O Sortilegio Estetico - Vitor Sousa

Victor Sousa 70 anos

A Associação Kulungwana e o Instituto Guimarães Rosa/Centro Cultural Brasil-Moçambique apresentam duas exposições do artista Victor Sousa pela passagem dos 70 anos do seu nascimento. Estas exposições retratam a importância deste artista no contexto das artes plásticas moçambicanas. Victor Sousa tem uma extensa obra produzida em Moçambique. Lembrado, muitas vezes, como tendo sido o primeiro professor moçambicano de artes plásticas na Escola Nacional de Artes Visuais. Foi também pintor, gravador, ceramista e escultor. Esteve sempre ligado ao Núcleo de Arte e a uma geração de artistas do seu tempo e a novos artistas que passavam frequentemente pelo seu atelier. Sem dúvida foi uma das figuras incontornáveis da arte moderna moçambicana.

 Na galeria da Kulungwana estão apresentados os trabalhos na técnica de monotipia pertencentes a coleção do Engenheiro Álvaro Henriques, um importante colecionador da arte moçambicana. Começou a colecionar obras de Victor Sousa no início dos anos 80. A sua amizade por Victor e o reconhecimento pelo valor da obra tornaram-no num dos maiores colecionadores deste artista. Esta dupla exposição, para além de ser uma homenagem pelos 70 anos de nascimento, é também uma importante oportunidade de conhecer e compreender o que se coleciona e como se coleciona a arte em Moçambique. As coleções permitem ampliar as oportunidades de conhecer os artistas.

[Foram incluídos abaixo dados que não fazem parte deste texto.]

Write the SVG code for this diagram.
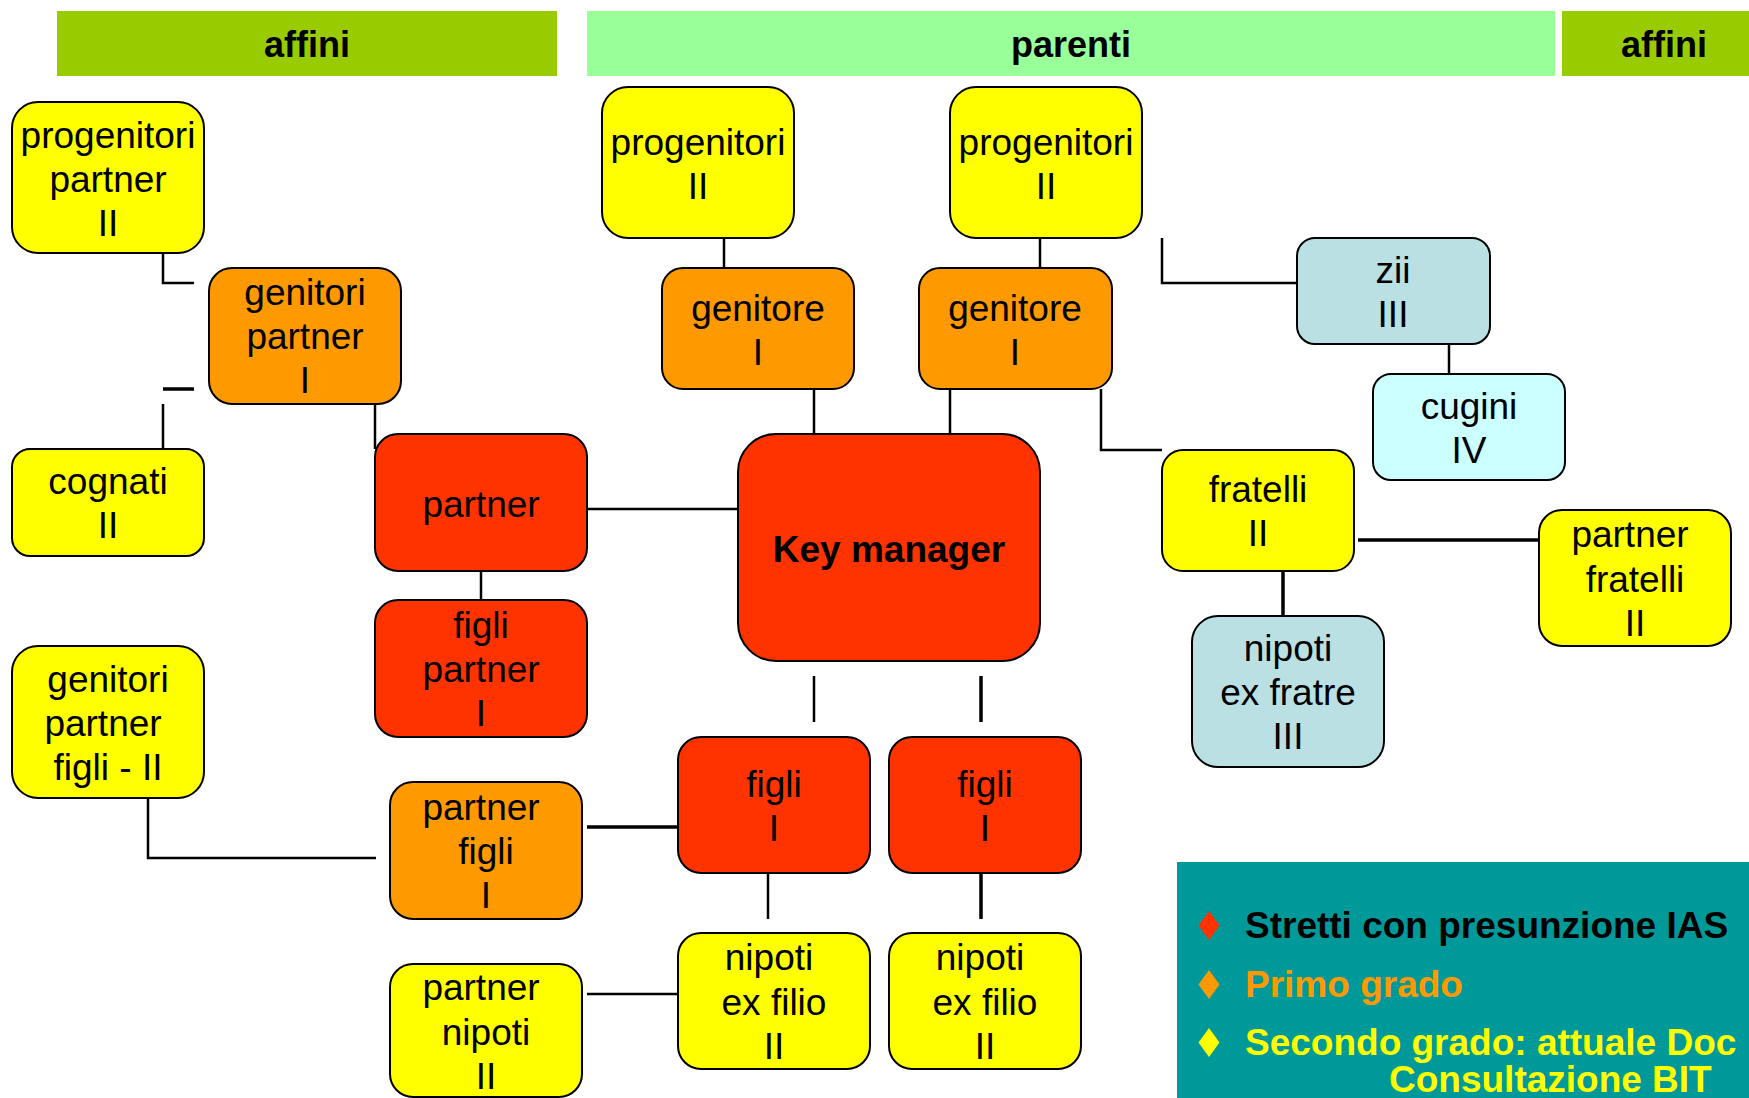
<svg xmlns="http://www.w3.org/2000/svg" width="1749" height="1098" viewBox="0 0 1749 1098">
<style>
.n{stroke:#000;stroke-width:2}
.y{fill:#FFFF00}.o{fill:#FF9900}.r{fill:#FF3300}.b{fill:#BAE0E3}.c{fill:#CCFFFF}
text{font-family:"Liberation Sans",Arial,sans-serif;font-size:37px;text-anchor:middle;fill:#000}
.h{font-weight:bold}
.lg{font-weight:bold;font-size:37px;text-anchor:start}
.k{fill:none;stroke:#000;stroke-width:2.5}
.kt{fill:none;stroke:#000;stroke-width:3.5}
</style>
<rect width="1749" height="1098" fill="#fff"/>
<g id="headers">
<rect x="57" y="11" width="500" height="65" fill="#99CC00"/>
<rect x="587" y="11" width="968" height="65" fill="#99FF99"/>
<rect x="1562" y="11" width="187" height="65" fill="#99CC00"/>
<text class="h" x="307" y="57" style="font-size:36px">affini</text>
<text class="h" x="1071" y="57" style="font-size:36px">parenti</text>
<text class="h" x="1664" y="57" style="font-size:36px">affini</text>
</g>
<g id="connectors">
<polyline class="k" points="163,253 163,283 194,283"/>
<line class="kt" x1="163" y1="389" x2="194" y2="389"/>
<line class="k" x1="163" y1="404" x2="163" y2="450"/>
<line class="k" x1="375" y1="404" x2="375" y2="449"/>
<line class="k" x1="587" y1="509" x2="738" y2="509"/>
<line class="k" x1="481" y1="571" x2="481" y2="600"/>
<polyline class="k" points="148,798 148,858 376,858"/>
<line class="kt" x1="587" y1="827" x2="678" y2="827"/>
<line class="k" x1="587" y1="994" x2="678" y2="994"/>
<line class="k" x1="724" y1="238" x2="724" y2="268"/>
<line class="k" x1="1040" y1="238" x2="1040" y2="268"/>
<line class="k" x1="814" y1="389" x2="814" y2="434"/>
<line class="k" x1="950" y1="389" x2="950" y2="434"/>
<polyline class="k" points="1101,389 1101,450 1162,450"/>
<polyline class="k" points="1162,238 1162,283 1297,283"/>
<line class="k" x1="1449" y1="344" x2="1449" y2="374"/>
<line class="kt" x1="1358" y1="540" x2="1539" y2="540"/>
<line class="kt" x1="1283" y1="571" x2="1283" y2="616"/>
<line class="k" x1="814" y1="676" x2="814" y2="722"/>
<line class="kt" x1="981" y1="676" x2="981" y2="722"/>
<line class="k" x1="768" y1="873" x2="768" y2="919"/>
<line class="kt" x1="981" y1="873" x2="981" y2="919"/>
</g>
<g id="progenitori-partner"><rect class="n y" x="12" y="102" width="192" height="151" rx="26"/><text x="108" y="148">progenitori</text><text x="108" y="192">partner</text><text x="108" y="236">II</text></g>
<g id="genitori-partner"><rect class="n o" x="209" y="268" width="192" height="136" rx="23"/><text x="305" y="305">genitori</text><text x="305" y="349">partner</text><text x="305" y="393">I</text></g>
<g id="cognati"><rect class="n y" x="12" y="449" width="192" height="107" rx="18"/><text x="108" y="494">cognati</text><text x="108" y="538">II</text></g>
<g id="partner"><rect class="n r" x="375" y="434" width="212" height="137" rx="23"/><text x="481" y="517">partner</text></g>
<g id="figli-partner"><rect class="n r" x="375" y="600" width="212" height="137" rx="23"/><text x="481" y="638">figli</text><text x="481" y="682">partner</text><text x="481" y="726">I</text></g>
<g id="genitori-partner-figli"><rect class="n y" x="12" y="646" width="192" height="152" rx="26"/><text x="108" y="692">genitori</text><text x="103" y="736">partner</text><text x="108" y="780">figli - II</text></g>
<g id="partner-figli"><rect class="n o" x="390" y="782" width="192" height="137" rx="23"/><text x="481" y="820">partner</text><text x="486" y="864">figli</text><text x="486" y="908">I</text></g>
<g id="partner-nipoti"><rect class="n y" x="390" y="964" width="192" height="133" rx="23"/><text x="481" y="1000">partner</text><text x="486" y="1045">nipoti</text><text x="486" y="1089">II</text></g>
<g id="progenitori-1"><rect class="n y" x="602" y="87" width="192" height="151" rx="26"/><text x="698" y="155">progenitori</text><text x="698" y="199">II</text></g>
<g id="progenitori-2"><rect class="n y" x="950" y="87" width="192" height="151" rx="26"/><text x="1046" y="155">progenitori</text><text x="1046" y="199">II</text></g>
<g id="genitore-1"><rect class="n o" x="662" y="268" width="192" height="121" rx="21"/><text x="758" y="321">genitore</text><text x="758" y="365">I</text></g>
<g id="genitore-2"><rect class="n o" x="919" y="268" width="193" height="121" rx="21"/><text x="1015" y="321">genitore</text><text x="1015" y="365">I</text></g>
<g id="key-manager"><rect class="n r" x="738" y="434" width="302" height="227" rx="38"/><text class="h" x="889" y="562">Key manager</text></g>
<g id="figli-1"><rect class="n r" x="678" y="737" width="192" height="136" rx="23"/><text x="774" y="797">figli</text><text x="774" y="841">I</text></g>
<g id="figli-2"><rect class="n r" x="889" y="737" width="192" height="136" rx="23"/><text x="985" y="797">figli</text><text x="985" y="841">I</text></g>
<g id="nipoti-filio-1"><rect class="n y" x="678" y="933" width="192" height="136" rx="23"/><text x="769" y="970">nipoti</text><text x="774" y="1015">ex filio</text><text x="774" y="1059">II</text></g>
<g id="nipoti-filio-2"><rect class="n y" x="889" y="933" width="192" height="136" rx="23"/><text x="980" y="970">nipoti</text><text x="985" y="1015">ex filio</text><text x="985" y="1059">II</text></g>
<g id="zii"><rect class="n b" x="1297" y="238" width="193" height="106" rx="18"/><text x="1393" y="283">zii</text><text x="1393" y="327">III</text></g>
<g id="cugini"><rect class="n c" x="1373" y="374" width="192" height="106" rx="18"/><text x="1469" y="419">cugini</text><text x="1469" y="463">IV</text></g>
<g id="fratelli"><rect class="n y" x="1162" y="450" width="192" height="121" rx="21"/><text x="1258" y="502">fratelli</text><text x="1258" y="546">II</text></g>
<g id="partner-fratelli"><rect class="n y" x="1539" y="510" width="192" height="136" rx="23"/><text x="1630" y="547">partner</text><text x="1635" y="592">fratelli</text><text x="1635" y="636">II</text></g>
<g id="nipoti-fratre"><rect class="n b" x="1192" y="616" width="192" height="151" rx="26"/><text x="1288" y="661">nipoti</text><text x="1288" y="705">ex fratre</text><text x="1288" y="749">III</text></g>
<g id="legend">
<rect x="1177" y="862" width="572" height="236" fill="#009999"/>
<polygon points="1209,911 1219.5,925.5 1209,940 1198.5,925.5" fill="#FF3300"/>
<polygon points="1209,970 1219.5,984.5 1209,999 1198.5,984.5" fill="#FF9900"/>
<polygon points="1209,1028 1219.5,1042.5 1209,1057 1198.5,1042.5" fill="#FFFF00"/>
<text class="lg" x="1245" y="938">Stretti con presunzione IAS</text>
<text class="lg" x="1245" y="997" style="fill:#FF9900">Primo grado</text>
<text class="lg" x="1245" y="1055" style="fill:#FFFF00">Secondo grado: attuale Doc</text>
<text class="lg" x="1389" y="1092" style="fill:#FFFF00">Consultazione BIT</text>
</g>
</svg>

 Os trabalhos de monotipia apresentados revelam um constante exercício técnico de soluções plásticas encontradas a cada passo de trabalho. Passou pela gravura em metal, pela linogravura e pela xilogravura. Mas foi na técnica de monotipia que mais consolidou a obra gráfica. Esta permitiu um trabalho de procedimentos e de resultados, de incertezas e de casualidades, do rigor técnico a espontaneidade das composições e de ser permanentemente aprendiz. Não há certeza absoluta no final do trabalho. Trabalhou em inúmeros temas. O importante era a impressão da vida através dos materiais que juntava para compor a matriz.

O Instituto Guimarães Rosa/Centro Cultural Brasil-Moçambique apresenta cerâmicas da coleção da família. São obras realizadas entre os anos 80 e 2016. Este conjunto permite uma leitura das várias abordagens e caminhos que o artista teve nesta linguagem. Foi na cerâmica que abriu espaços e procedimentos da construção da forma utilizando técnicas de pintura com engobes, vidrados, assemblage que enriqueceram o diálogo entre forma/material/linguagem.

Iniciou a cerâmica como um desdobramento da olaria, da forma cilíndrica, de formas de objetos para uma intervenção mais espontânea. A figura da mulher toma ao longo dos anos a imagem central. Mas há um importante conjunto de painéis cerâmicos feitos a partir de azulejos vidrados e quebrados intencionalmente que revelam uma outra face do artista. A paixão pela técnica do vidrado que o fez um criador insaciável pelo processo construtivo e pelo resultado que muitas vezes nos surpreende a cada experimentação.

 As cerâmicas e as monotipias têm em comum num certo período da sua produção as perguntas em relação ao seu universo familiar e cultural onde os objectos aparentemente frágeis poderiam estabelecer diferentes diálogos. Foi sempre a figura feminina que simbolizou a iconografia de uma nação.

 Esperamos com estas duas exposições vincar a importãncia deste artista no ensino das artes plásticas e na extensa obra artística.